A violência que começa com a superexploração capitalista é potencializada e amplificada pelo Estado – na medida em que este é mero instrumento de reprodução de uma ordem da qual a violência é componente intrínseca -, tanto do ponto de vista econômico e social, quanto do ponto de vista racial.
Aliás, o mesmo Estado patrocinador e mantenedor da “desordem” organizada, não apenas pratica a violência racial direta, eliminando suas vítimas – em confrontos reais ou fictícios, não importa -, mas também reproduz um sistema montado para garantir a concentração de renda e a continuidade das desigualdades sociais, e pratica racismo institucional de forma sistemática.
ENCONTRANDO AS SAÍDAS
É curioso como as pessoas – mesmo acadêmicos renomados e setores considerados progressistas – acabam por esquecer que o escravismo, no caso brasileiro, não foi uma relação privada entre os senhores da Casa Grande e os negros e as negras seqüestrados do continente africano por quase quatro séculos.
Foi um negócio privado, sim, mas mantido, sustentado e avalizado pelo Estado por meio de Leis, como as Leis da Terra (1850), do Ventre Livre (1871), Sexagenário (1885) e Áurea (1888). Essa última foi o derradeiro ato de uma série de normas jurídicas adotadas para satisfazer as pressões inglesas – ou seja, as chamadas “leis para inglês ver”.
Não por acaso, a Abolição no Brasil, sacramentada por intermédio da Lei Áurea e concretizada quando a maioria da população negra escravizada já havia se evadido para os quilombos, não representou a inclusão de nenhum negro aos direitos básicos da cidadania; como escola, trabalho e moradia, dentre outros.
Ao contrário: a liberdade, para eles, representou a “rua da amargura”; o desamparo do desemprego, da falta de moradia, da favela – a nova senzala. Sobre os escombros da derrocada do escravismo, estruturou-se a República, em 1889. Como se vê, desde o princípio foi sempre a República de poucos – os mesmos.
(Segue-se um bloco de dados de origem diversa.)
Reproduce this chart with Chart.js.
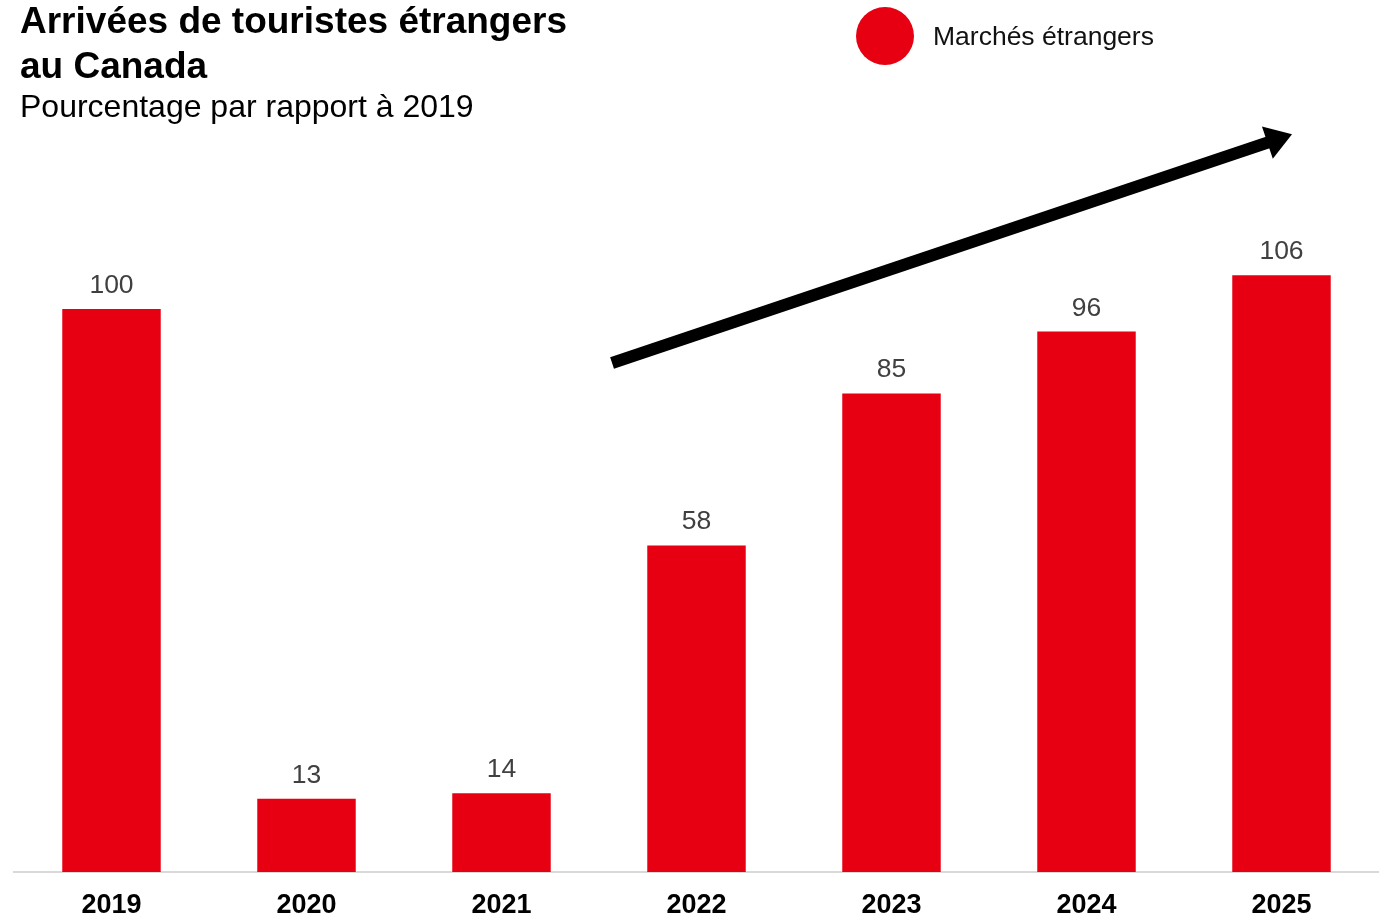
<!DOCTYPE html>
<html>
<head>
<meta charset="utf-8">
<script src="https://cdn.jsdelivr.net/npm/chart.js@4.4.0/dist/chart.umd.min.js"></script>
<style>
  html, body { margin: 0; padding: 0; background: #fff; overflow: hidden; }
  #wrap { position: relative; width: 1379px; height: 916px; font-family: "Liberation Sans", Arial, sans-serif; }
  #title { position: absolute; left: 20px; top: -2px; font-size: 37px; font-weight: bold; line-height: 45px; color: #000; }
  #subtitle { position: absolute; left: 20px; top: 88px; font-size: 32px; color: #000; }
  #legend { position: absolute; left: 856px; top: 7px; height: 58px; display: flex; align-items: center; }
  #legend .dot { width: 58px; height: 58px; border-radius: 50%; background: #E60012; }
  #legend span { margin-left: 19px; font-size: 26.5px; color: #111; }
  #chart { position: absolute; left: 0; top: 0; }
</style>
</head>
<body>
<div id="wrap">
  <canvas id="chart" width="1379" height="916"></canvas>
  <div id="title">Arrivées de touristes étrangers<br>au Canada</div>
  <div id="subtitle">Pourcentage par rapport à 2019</div>
  <div id="legend"><div class="dot"></div><span>Marchés étrangers</span></div>
</div>
<script>
const years = ['2019', '2020', '2021', '2022', '2023', '2024', '2025'];
const foreignMarkets = [100, 13, 14, 58, 85, 96, 106];

// trend arrow, in category index / value units
const arrowFrom = [2.567, 90.4];
const arrowTo = [6.054, 131];

const barLabels = {
  id: 'barLabels',
  afterDatasetsDraw(chart) {
    const ctx = chart.ctx;
    const meta = chart.getDatasetMeta(0);
    ctx.save();
    ctx.font = '26.5px "Liberation Sans", Arial, sans-serif';
    ctx.fillStyle = '#404040';
    ctx.textAlign = 'center';
    ctx.textBaseline = 'bottom';
    meta.data.forEach((bar, i) => {
      ctx.fillText(foreignMarkets[i], bar.x, bar.y - 10);
    });
    ctx.restore();
  }
};

const trendArrow = {
  id: 'trendArrow',
  afterDatasetsDraw(chart) {
    const x = chart.scales.x, y = chart.scales.y;
    const x0 = x.getPixelForValue(arrowFrom[0]), y0 = y.getPixelForValue(arrowFrom[1]);
    const x1 = x.getPixelForValue(arrowTo[0]), y1 = y.getPixelForValue(arrowTo[1]);
    const ang = Math.atan2(y1 - y0, x1 - x0);
    const headLen = 26, headW = 17;
    const bx = x1 - headLen * Math.cos(ang), by = y1 - headLen * Math.sin(ang);
    const ctx = chart.ctx;
    ctx.save();
    ctx.strokeStyle = '#000';
    ctx.fillStyle = '#000';
    ctx.lineWidth = 12;
    ctx.beginPath();
    ctx.moveTo(x0, y0);
    ctx.lineTo(bx + 2 * Math.cos(ang), by + 2 * Math.sin(ang));
    ctx.stroke();
    ctx.beginPath();
    ctx.moveTo(x1, y1);
    ctx.lineTo(bx + headW * Math.sin(ang), by - headW * Math.cos(ang));
    ctx.lineTo(bx - headW * Math.sin(ang), by + headW * Math.cos(ang));
    ctx.closePath();
    ctx.fill();
    ctx.restore();
  }
};

new Chart(document.getElementById('chart').getContext('2d'), {
  type: 'bar',
  data: {
    labels: years,
    datasets: [{
      label: 'Marchés étrangers',
      data: foreignMarkets,
      backgroundColor: '#E60012',
      categoryPercentage: 1,
      barPercentage: 0.505
    }]
  },
  options: {
    responsive: false,
    animation: false,
    layout: { padding: { left: 14, right: 0, top: 140, bottom: 0 } },
    plugins: {
      legend: { display: false },
      tooltip: { enabled: false }
    },
    scales: {
      x: {
        grid: { display: false, drawTicks: false },
        border: { color: '#d9d9d9', width: 2 },
        afterFit(scale) { scale.height = 44; },
        ticks: {
          color: '#000',
          padding: 17,
          font: { family: '"Liberation Sans", Arial, sans-serif', size: 27, weight: 'bold' }
        }
      },
      y: {
        display: false,
        min: 0,
        max: 130
      }
    }
  },
  plugins: [barLabels, trendArrow]
});
</script>
</body>
</html>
A resistência do Estado brasileiro, ainda hoje, quase 120 anos depois da abolição do regime de trabalho escravo, em assumir suas responsabilidades por reparações, até mesmo com ações afirmativas e cotas (o Estatuto da Igualdade Racial e o PL 73/99 dormem um sono profundo nas gavetas do Congresso) é o indicador mais evidente de que a opção das elites dominantes continua a mesma: desejam seguir praticando a violência seletiva, que tem pobres e negros como alvos preferenciais.
Essa violência só cessará na medida em que os setores marginalizados da população – em especial, estes últimos – lograrem construir alianças capazes de enfrentar e superar a desigualdade social brasileira com seu componente de violência racial. Violência econômica, pela superexploração da força de trabalho; social, pela segregação dos guetos; e política, pela privação da cidadania, reduzida ao simulacro da participação em eleições viciadas.
Do mesmo modo que a pobreza, para os brancos, não é algo aleatório, mas sim produzido com a lógica e a racionalidade próprias do modo de produção capitalista, para a população negra, tampouco o é, pois é fruto da desvantagem que carrega pelos 350 anos de escravismo e mais 120 anos de uma modalidade de racismo que é, possivelmente, a pior existente no mundo: o racismo camuflado e hipócrita que jamais ousa dizer seu nome no Brasil.
Ou seja: os negros são pobres porque são negros, uma vez que carregam a desvantagem histórica de terem tido seus antepassados escravizados durante séculos.
Sem essa compreensão, será mantida a ideologia da democracia racial, que camufla e mascara (como é, aliás, o papel de qualquer ideologia), e que seguirá fazendo vítimas: as mesmas de sempre.